(Code that draws figures)
%%

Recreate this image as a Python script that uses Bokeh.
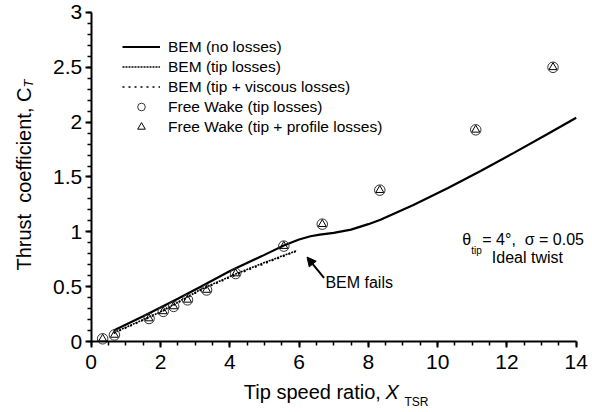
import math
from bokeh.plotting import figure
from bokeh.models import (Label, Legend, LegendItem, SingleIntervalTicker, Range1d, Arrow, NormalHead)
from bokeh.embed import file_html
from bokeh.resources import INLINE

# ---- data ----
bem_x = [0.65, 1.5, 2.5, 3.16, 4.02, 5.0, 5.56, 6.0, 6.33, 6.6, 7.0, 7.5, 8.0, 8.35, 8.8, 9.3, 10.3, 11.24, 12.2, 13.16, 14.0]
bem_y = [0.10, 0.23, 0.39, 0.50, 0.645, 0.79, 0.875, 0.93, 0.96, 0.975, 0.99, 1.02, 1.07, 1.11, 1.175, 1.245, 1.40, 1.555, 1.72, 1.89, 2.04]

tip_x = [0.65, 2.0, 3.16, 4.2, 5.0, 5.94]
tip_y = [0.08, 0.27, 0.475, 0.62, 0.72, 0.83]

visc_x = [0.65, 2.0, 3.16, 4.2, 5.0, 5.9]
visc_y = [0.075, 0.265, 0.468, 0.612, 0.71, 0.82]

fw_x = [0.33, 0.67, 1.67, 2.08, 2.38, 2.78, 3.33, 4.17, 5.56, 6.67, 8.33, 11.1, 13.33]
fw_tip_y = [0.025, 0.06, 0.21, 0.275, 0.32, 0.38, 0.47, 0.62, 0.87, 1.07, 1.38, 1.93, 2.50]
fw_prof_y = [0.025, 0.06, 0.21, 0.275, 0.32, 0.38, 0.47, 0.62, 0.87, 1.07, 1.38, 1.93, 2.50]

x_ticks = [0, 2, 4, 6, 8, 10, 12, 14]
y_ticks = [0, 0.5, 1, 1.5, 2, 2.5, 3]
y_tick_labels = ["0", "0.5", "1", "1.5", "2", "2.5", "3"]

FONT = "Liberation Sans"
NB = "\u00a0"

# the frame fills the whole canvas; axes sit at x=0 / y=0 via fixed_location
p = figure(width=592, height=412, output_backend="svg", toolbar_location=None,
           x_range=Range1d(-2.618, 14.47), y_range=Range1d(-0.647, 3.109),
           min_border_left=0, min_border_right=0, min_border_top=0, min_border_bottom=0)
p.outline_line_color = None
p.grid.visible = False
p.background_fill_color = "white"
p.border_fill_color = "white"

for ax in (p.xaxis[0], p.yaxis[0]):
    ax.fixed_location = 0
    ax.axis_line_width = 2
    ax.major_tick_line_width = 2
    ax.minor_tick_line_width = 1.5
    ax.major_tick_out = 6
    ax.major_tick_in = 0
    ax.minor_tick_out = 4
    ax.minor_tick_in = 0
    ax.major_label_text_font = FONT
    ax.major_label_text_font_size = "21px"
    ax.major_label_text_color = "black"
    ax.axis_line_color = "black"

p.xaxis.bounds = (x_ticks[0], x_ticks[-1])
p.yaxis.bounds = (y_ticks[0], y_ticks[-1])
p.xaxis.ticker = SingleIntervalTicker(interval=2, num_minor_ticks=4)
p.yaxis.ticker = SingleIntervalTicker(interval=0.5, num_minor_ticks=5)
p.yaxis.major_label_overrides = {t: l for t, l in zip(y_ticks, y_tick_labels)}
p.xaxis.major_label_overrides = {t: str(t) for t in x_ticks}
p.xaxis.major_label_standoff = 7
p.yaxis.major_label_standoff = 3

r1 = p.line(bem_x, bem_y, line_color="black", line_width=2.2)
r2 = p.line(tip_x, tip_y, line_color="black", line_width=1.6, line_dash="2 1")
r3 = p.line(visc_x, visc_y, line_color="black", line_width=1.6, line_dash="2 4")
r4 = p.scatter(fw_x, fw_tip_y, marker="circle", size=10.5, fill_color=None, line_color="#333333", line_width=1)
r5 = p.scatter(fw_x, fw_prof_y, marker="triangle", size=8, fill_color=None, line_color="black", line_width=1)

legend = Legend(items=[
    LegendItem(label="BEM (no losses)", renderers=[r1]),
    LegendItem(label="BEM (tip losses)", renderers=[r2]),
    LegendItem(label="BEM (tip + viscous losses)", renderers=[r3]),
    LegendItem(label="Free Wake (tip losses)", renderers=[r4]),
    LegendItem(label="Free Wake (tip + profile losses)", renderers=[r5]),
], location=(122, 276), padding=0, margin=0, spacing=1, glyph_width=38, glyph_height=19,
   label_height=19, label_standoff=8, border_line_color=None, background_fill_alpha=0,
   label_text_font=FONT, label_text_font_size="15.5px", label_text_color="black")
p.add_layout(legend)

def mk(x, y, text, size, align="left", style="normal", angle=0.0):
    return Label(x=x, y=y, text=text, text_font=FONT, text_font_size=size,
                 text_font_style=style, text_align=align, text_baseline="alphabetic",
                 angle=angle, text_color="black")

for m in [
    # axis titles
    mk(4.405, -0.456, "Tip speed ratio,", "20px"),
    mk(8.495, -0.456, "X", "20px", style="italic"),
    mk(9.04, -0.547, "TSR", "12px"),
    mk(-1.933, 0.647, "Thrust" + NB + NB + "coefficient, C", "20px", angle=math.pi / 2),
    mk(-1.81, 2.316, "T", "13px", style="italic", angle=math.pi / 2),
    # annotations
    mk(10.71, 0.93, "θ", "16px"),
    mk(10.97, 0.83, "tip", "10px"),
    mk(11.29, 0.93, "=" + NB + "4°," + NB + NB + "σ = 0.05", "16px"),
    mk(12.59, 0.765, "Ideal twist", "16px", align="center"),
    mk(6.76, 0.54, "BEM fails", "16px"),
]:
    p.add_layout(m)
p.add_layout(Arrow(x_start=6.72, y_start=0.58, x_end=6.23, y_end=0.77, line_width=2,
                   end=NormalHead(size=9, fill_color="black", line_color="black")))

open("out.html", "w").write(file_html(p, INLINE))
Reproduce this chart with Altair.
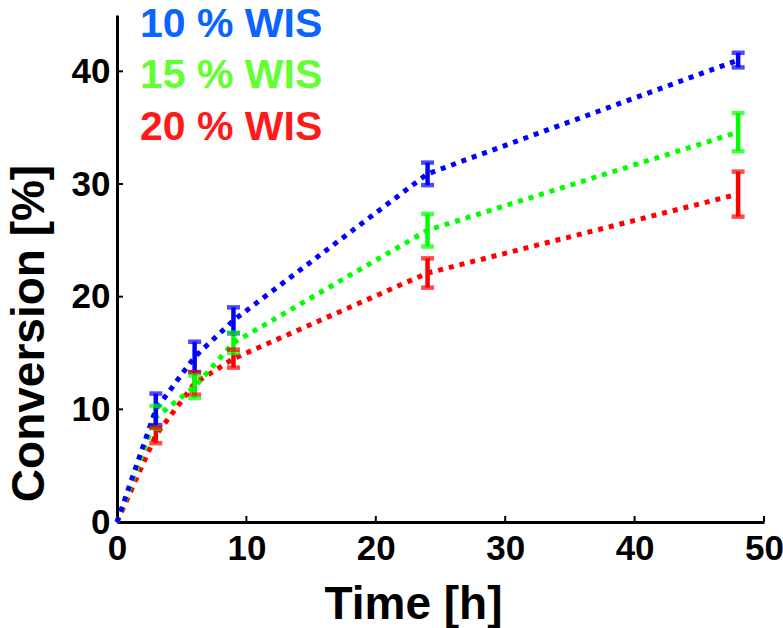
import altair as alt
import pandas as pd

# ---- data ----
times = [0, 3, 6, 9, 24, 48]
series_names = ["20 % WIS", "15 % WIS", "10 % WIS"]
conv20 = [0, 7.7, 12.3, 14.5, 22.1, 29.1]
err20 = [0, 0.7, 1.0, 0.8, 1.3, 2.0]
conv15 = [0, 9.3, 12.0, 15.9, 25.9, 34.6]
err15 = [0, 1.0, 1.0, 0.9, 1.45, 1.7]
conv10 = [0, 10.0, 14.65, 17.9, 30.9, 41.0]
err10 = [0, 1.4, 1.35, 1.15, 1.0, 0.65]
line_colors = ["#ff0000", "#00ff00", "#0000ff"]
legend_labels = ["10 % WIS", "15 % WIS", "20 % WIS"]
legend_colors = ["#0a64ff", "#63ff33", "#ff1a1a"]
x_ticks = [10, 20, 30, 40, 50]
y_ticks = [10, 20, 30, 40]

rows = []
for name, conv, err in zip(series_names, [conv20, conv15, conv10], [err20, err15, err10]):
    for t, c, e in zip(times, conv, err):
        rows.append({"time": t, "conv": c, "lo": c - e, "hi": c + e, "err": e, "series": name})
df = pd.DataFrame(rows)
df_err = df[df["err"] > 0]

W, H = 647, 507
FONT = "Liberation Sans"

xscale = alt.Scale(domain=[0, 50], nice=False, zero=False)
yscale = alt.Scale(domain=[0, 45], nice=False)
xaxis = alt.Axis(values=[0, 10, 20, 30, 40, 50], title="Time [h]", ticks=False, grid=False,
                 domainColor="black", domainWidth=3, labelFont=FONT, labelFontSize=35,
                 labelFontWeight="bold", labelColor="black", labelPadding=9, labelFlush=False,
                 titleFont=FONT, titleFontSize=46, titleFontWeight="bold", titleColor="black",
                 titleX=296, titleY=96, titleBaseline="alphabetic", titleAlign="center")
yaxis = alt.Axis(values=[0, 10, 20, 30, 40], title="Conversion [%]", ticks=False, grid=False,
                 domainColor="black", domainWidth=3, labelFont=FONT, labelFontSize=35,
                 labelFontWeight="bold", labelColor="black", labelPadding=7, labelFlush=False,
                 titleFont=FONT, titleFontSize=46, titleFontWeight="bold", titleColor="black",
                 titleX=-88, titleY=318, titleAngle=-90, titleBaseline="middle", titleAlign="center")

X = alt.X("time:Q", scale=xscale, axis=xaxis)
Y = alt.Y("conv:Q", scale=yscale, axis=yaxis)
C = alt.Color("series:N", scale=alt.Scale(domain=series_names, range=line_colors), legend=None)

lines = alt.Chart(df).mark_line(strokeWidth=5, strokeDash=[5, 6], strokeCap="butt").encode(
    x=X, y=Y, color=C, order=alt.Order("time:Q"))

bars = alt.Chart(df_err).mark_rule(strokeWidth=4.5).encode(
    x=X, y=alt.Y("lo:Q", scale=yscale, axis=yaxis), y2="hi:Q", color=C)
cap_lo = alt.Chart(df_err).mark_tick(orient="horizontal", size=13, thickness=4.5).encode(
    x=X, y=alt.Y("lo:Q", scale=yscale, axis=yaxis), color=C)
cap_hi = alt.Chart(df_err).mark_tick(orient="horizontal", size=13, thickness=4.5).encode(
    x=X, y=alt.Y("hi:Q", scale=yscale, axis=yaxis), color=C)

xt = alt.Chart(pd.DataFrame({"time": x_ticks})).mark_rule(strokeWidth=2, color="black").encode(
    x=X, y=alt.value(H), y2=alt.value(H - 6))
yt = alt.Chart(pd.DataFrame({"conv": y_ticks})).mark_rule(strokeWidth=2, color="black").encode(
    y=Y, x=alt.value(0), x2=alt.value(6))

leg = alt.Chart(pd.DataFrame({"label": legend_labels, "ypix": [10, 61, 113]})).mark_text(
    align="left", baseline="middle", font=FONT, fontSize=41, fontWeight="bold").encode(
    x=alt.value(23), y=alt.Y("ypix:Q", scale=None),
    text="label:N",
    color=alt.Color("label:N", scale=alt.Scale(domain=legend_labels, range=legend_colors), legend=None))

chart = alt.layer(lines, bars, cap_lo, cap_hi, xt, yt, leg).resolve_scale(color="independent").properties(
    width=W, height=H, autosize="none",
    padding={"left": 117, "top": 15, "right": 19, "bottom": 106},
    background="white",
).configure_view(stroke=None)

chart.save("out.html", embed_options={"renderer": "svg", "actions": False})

%%

| Set problem |
All lines above starting at the one with "Reproduce this chart with Altair." and ending at the one with "import pandas as pd", inclusive, are to be printed again exactly, with the pictures left out.

| Final result |
Reproduce this chart with Altair.
import altair as alt
import pandas as pd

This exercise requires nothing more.